▶ **What the task asks**
Provide an exact copy of the data, excluding the images.

# # # # # # #

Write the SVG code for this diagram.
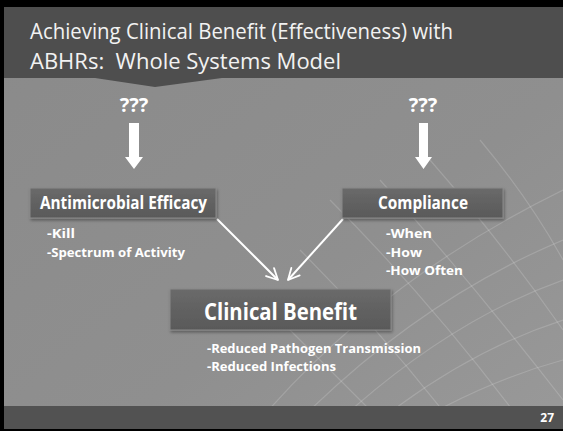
<svg xmlns="http://www.w3.org/2000/svg" width="563" height="431" viewBox="0 0 563 431">
  <defs>
    <linearGradient id="bodyGrad" x1="0" y1="0" x2="1" y2="1">
      <stop offset="0" stop-color="#8a8a8a"/>
      <stop offset="0.6" stop-color="#8f8f8f"/>
      <stop offset="1" stop-color="#999999"/>
    </linearGradient>
    <linearGradient id="boxGrad" x1="0" y1="0" x2="0" y2="1">
      <stop offset="0" stop-color="#6a6a6a"/>
      <stop offset="1" stop-color="#595959"/>
    </linearGradient>
    <clipPath id="bodyClip">
      <rect x="4" y="78" width="559" height="328"/>
    </clipPath>
    <marker id="openHead" viewBox="0 0 10 10" refX="9" refY="5" markerWidth="7" markerHeight="7" orient="auto" markerUnits="strokeWidth">
      <path d="M1,1 L9,5 L1,9" fill="none" stroke="#ffffff" stroke-width="1.3" stroke-linecap="round" stroke-linejoin="round"/>
    </marker>
    <filter id="shadow" x="-10%" y="-20%" width="120%" height="150%">
      <feDropShadow dx="1" dy="2" stdDeviation="1.5" flood-color="#000" flood-opacity="0.35"/>
    </filter>
  </defs>
  <style>
    .title { font-family: "Open Sans", "Liberation Sans", sans-serif; font-size: 21px; fill: #f2f2f2; }
    .q { font-family: "Open Sans", "Liberation Sans", sans-serif; font-size: 20px; font-weight: bold; fill: #ffffff; text-anchor: middle; }
    .box { fill: url(#boxGrad); stroke: #8a8a8a; stroke-width: 1; filter: url(#shadow); }
    .boxLabel { font-family: "Open Sans", "Liberation Sans", sans-serif; font-size: 17px; font-weight: bold; fill: #ffffff; }
    .bigLabel { font-family: "Open Sans", "Liberation Sans", sans-serif; font-size: 23px; font-weight: bold; fill: #ffffff; }
    .bullet { font-family: "Open Sans", "Liberation Sans", sans-serif; font-size: 13px; font-weight: bold; fill: #ffffff; }
    .conn { stroke: #ffffff; stroke-width: 2; fill: none; marker-end: url(#openHead); }
    .blockArrow { fill: #ffffff; }
    .mesh { stroke: #ffffff; stroke-opacity: 0.16; stroke-width: 1.2; fill: none; }
  </style>

  <!-- frame -->
  <rect x="0" y="0" width="563" height="431" fill="#000000"/>

  <!-- slide body -->
  <rect x="4" y="7" width="559" height="422" fill="url(#bodyGrad)"/>

  <!-- faint curved lattice in the background -->
  <g clip-path="url(#bodyClip)">
    <path class="mesh" d="M300,420 Q420,300 563,240"/>
    <path class="mesh" d="M340,420 Q450,320 563,280"/>
    <path class="mesh" d="M380,420 Q470,350 563,320"/>
    <path class="mesh" d="M420,420 Q490,380 563,360"/>
    <path class="mesh" d="M260,420 Q380,280 563,190"/>
    <path class="mesh" d="M330,200 Q430,300 520,420"/>
    <path class="mesh" d="M380,180 Q470,280 563,400"/>
    <path class="mesh" d="M430,160 Q500,240 563,330"/>
    <path class="mesh" d="M480,140 Q530,200 563,260"/>
    <path class="mesh" d="M300,250 Q380,330 450,420"/>
    <path class="mesh" d="M280,320 Q330,370 380,420"/>
  </g>

  <!-- header band with chevron -->
  <path d="M4,7 H563 V78 H222 L155,87 L95,78 H4 Z" fill="#4e4e4e"/>
  <text class="title" x="30" y="39" textLength="423" lengthAdjust="spacingAndGlyphs">Achieving Clinical Benefit (Effectiveness) with</text>
  <text class="title" x="30" y="69" textLength="311" lengthAdjust="spacingAndGlyphs" xml:space="preserve">ABHRs:  Whole Systems Model</text>

  <!-- footer band -->
  <rect x="4" y="406" width="559" height="23" fill="#525252"/>
  <text x="554" y="422" text-anchor="end" font-family="Open Sans, Liberation Sans, sans-serif" font-size="12" font-weight="bold" fill="#ffffff">27</text>

  <!-- connectors -->
  <g id="connectors">
    <path class="blockArrow" d="M129,123 H139 V157 H143 L134,169 L125,157 H129 Z"/>
    <path class="blockArrow" d="M419,123 H428 V157 H432 L423.5,169 L415,157 H419 Z"/>
    <line class="conn" x1="217" y1="219" x2="278" y2="280"/>
    <line class="conn" x1="343" y1="219" x2="288" y2="280"/>
  </g>

  <g id="unknown-left">
    <text class="q" x="134" y="112">???</text>
  </g>
  <g id="unknown-right">
    <text class="q" x="423" y="112">???</text>
  </g>

  <g id="antimicrobial-efficacy">
    <rect class="box" x="30" y="188" width="186" height="30"/>
    <text class="boxLabel" x="40" y="209" textLength="167" lengthAdjust="spacingAndGlyphs">Antimicrobial Efficacy</text>
    <text class="bullet" x="47" y="238" textLength="28" lengthAdjust="spacingAndGlyphs">-Kill</text>
    <text class="bullet" x="47" y="257" textLength="138" lengthAdjust="spacingAndGlyphs">-Spectrum of Activity</text>
  </g>

  <g id="compliance">
    <rect class="box" x="342" y="188" width="161" height="30"/>
    <text class="boxLabel" x="378" y="209" textLength="90" lengthAdjust="spacingAndGlyphs">Compliance</text>
    <text class="bullet" x="386" y="238" textLength="46" lengthAdjust="spacingAndGlyphs">-When</text>
    <text class="bullet" x="386" y="257" textLength="36" lengthAdjust="spacingAndGlyphs">-How</text>
    <text class="bullet" x="386" y="275" textLength="77" lengthAdjust="spacingAndGlyphs">-How Often</text>
  </g>

  <g id="clinical-benefit">
    <rect class="box" x="170" y="289" width="221" height="41"/>
    <text class="bigLabel" x="204" y="320" textLength="153" lengthAdjust="spacingAndGlyphs">Clinical Benefit</text>
    <text class="bullet" x="207" y="353" textLength="214" lengthAdjust="spacingAndGlyphs">-Reduced Pathogen Transmission</text>
    <text class="bullet" x="207" y="371" textLength="129" lengthAdjust="spacingAndGlyphs">-Reduced Infections</text>
  </g>
</svg>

# # # # # # #

▶ **Problem solution**
Write the SVG code for this diagram.
<svg xmlns="http://www.w3.org/2000/svg" width="563" height="431" viewBox="0 0 563 431">
  <defs>
    <linearGradient id="bodyGrad" x1="0" y1="0" x2="1" y2="1">
      <stop offset="0" stop-color="#8a8a8a"/>
      <stop offset="0.6" stop-color="#8f8f8f"/>
      <stop offset="1" stop-color="#999999"/>
    </linearGradient>
    <linearGradient id="boxGrad" x1="0" y1="0" x2="0" y2="1">
      <stop offset="0" stop-color="#6a6a6a"/>
      <stop offset="1" stop-color="#595959"/>
    </linearGradient>
    <clipPath id="bodyClip">
      <rect x="4" y="78" width="559" height="328"/>
    </clipPath>
    <marker id="openHead" viewBox="0 0 10 10" refX="9" refY="5" markerWidth="7" markerHeight="7" orient="auto" markerUnits="strokeWidth">
      <path d="M1,1 L9,5 L1,9" fill="none" stroke="#ffffff" stroke-width="1.3" stroke-linecap="round" stroke-linejoin="round"/>
    </marker>
    <filter id="shadow" x="-10%" y="-20%" width="120%" height="150%">
      <feDropShadow dx="1" dy="2" stdDeviation="1.5" flood-color="#000" flood-opacity="0.35"/>
    </filter>
  </defs>
  <style>
    .title { font-family: "Open Sans", "Liberation Sans", sans-serif; font-size: 21px; fill: #f2f2f2; }
    .q { font-family: "Open Sans", "Liberation Sans", sans-serif; font-size: 20px; font-weight: bold; fill: #ffffff; text-anchor: middle; }
    .box { fill: url(#boxGrad); stroke: #8a8a8a; stroke-width: 1; filter: url(#shadow); }
    .boxLabel { font-family: "Open Sans", "Liberation Sans", sans-serif; font-size: 17px; font-weight: bold; fill: #ffffff; }
    .bigLabel { font-family: "Open Sans", "Liberation Sans", sans-serif; font-size: 23px; font-weight: bold; fill: #ffffff; }
    .bullet { font-family: "Open Sans", "Liberation Sans", sans-serif; font-size: 13px; font-weight: bold; fill: #ffffff; }
    .conn { stroke: #ffffff; stroke-width: 2; fill: none; marker-end: url(#openHead); }
    .blockArrow { fill: #ffffff; }
    .mesh { stroke: #ffffff; stroke-opacity: 0.16; stroke-width: 1.2; fill: none; }
  </style>

  <!-- frame -->
  <rect x="0" y="0" width="563" height="431" fill="#000000"/>

  <!-- slide body -->
  <rect x="4" y="7" width="559" height="422" fill="url(#bodyGrad)"/>

  <!-- faint curved lattice in the background -->
  <g clip-path="url(#bodyClip)">
    <path class="mesh" d="M300,420 Q420,300 563,240"/>
    <path class="mesh" d="M340,420 Q450,320 563,280"/>
    <path class="mesh" d="M380,420 Q470,350 563,320"/>
    <path class="mesh" d="M420,420 Q490,380 563,360"/>
    <path class="mesh" d="M260,420 Q380,280 563,190"/>
    <path class="mesh" d="M330,200 Q430,300 520,420"/>
    <path class="mesh" d="M380,180 Q470,280 563,400"/>
    <path class="mesh" d="M430,160 Q500,240 563,330"/>
    <path class="mesh" d="M480,140 Q530,200 563,260"/>
    <path class="mesh" d="M300,250 Q380,330 450,420"/>
    <path class="mesh" d="M280,320 Q330,370 380,420"/>
  </g>

  <!-- header band with chevron -->
  <path d="M4,7 H563 V78 H222 L155,87 L95,78 H4 Z" fill="#4e4e4e"/>
  <text class="title" x="30" y="39" textLength="423" lengthAdjust="spacingAndGlyphs">Achieving Clinical Benefit (Effectiveness) with</text>
  <text class="title" x="30" y="69" textLength="311" lengthAdjust="spacingAndGlyphs" xml:space="preserve">ABHRs:  Whole Systems Model</text>

  <!-- footer band -->
  <rect x="4" y="406" width="559" height="23" fill="#525252"/>
  <text x="554" y="422" text-anchor="end" font-family="Open Sans, Liberation Sans, sans-serif" font-size="12" font-weight="bold" fill="#ffffff">27</text>

  <!-- connectors -->
  <g id="connectors">
    <path class="blockArrow" d="M129,123 H139 V157 H143 L134,169 L125,157 H129 Z"/>
    <path class="blockArrow" d="M419,123 H428 V157 H432 L423.5,169 L415,157 H419 Z"/>
    <line class="conn" x1="217" y1="219" x2="278" y2="280"/>
    <line class="conn" x1="343" y1="219" x2="288" y2="280"/>
  </g>

  <g id="unknown-left">
    <text class="q" x="134" y="112">???</text>
  </g>
  <g id="unknown-right">
    <text class="q" x="423" y="112">???</text>
  </g>

  <g id="antimicrobial-efficacy">
    <rect class="box" x="30" y="188" width="186" height="30"/>
    <text class="boxLabel" x="40" y="209" textLength="167" lengthAdjust="spacingAndGlyphs">Antimicrobial Efficacy</text>
    <text class="bullet" x="47" y="238" textLength="28" lengthAdjust="spacingAndGlyphs">-Kill</text>
    <text class="bullet" x="47" y="257" textLength="138" lengthAdjust="spacingAndGlyphs">-Spectrum of Activity</text>
  </g>

  <g id="compliance">
    <rect class="box" x="342" y="188" width="161" height="30"/>
    <text class="boxLabel" x="378" y="209" textLength="90" lengthAdjust="spacingAndGlyphs">Compliance</text>
    <text class="bullet" x="386" y="238" textLength="46" lengthAdjust="spacingAndGlyphs">-When</text>
    <text class="bullet" x="386" y="257" textLength="36" lengthAdjust="spacingAndGlyphs">-How</text>
    <text class="bullet" x="386" y="275" textLength="77" lengthAdjust="spacingAndGlyphs">-How Often</text>
  </g>

  <g id="clinical-benefit">
    <rect class="box" x="170" y="289" width="221" height="41"/>
    <text class="bigLabel" x="204" y="320" textLength="153" lengthAdjust="spacingAndGlyphs">Clinical Benefit</text>
    <text class="bullet" x="207" y="353" textLength="214" lengthAdjust="spacingAndGlyphs">-Reduced Pathogen Transmission</text>
    <text class="bullet" x="207" y="371" textLength="129" lengthAdjust="spacingAndGlyphs">-Reduced Infections</text>
  </g>
</svg>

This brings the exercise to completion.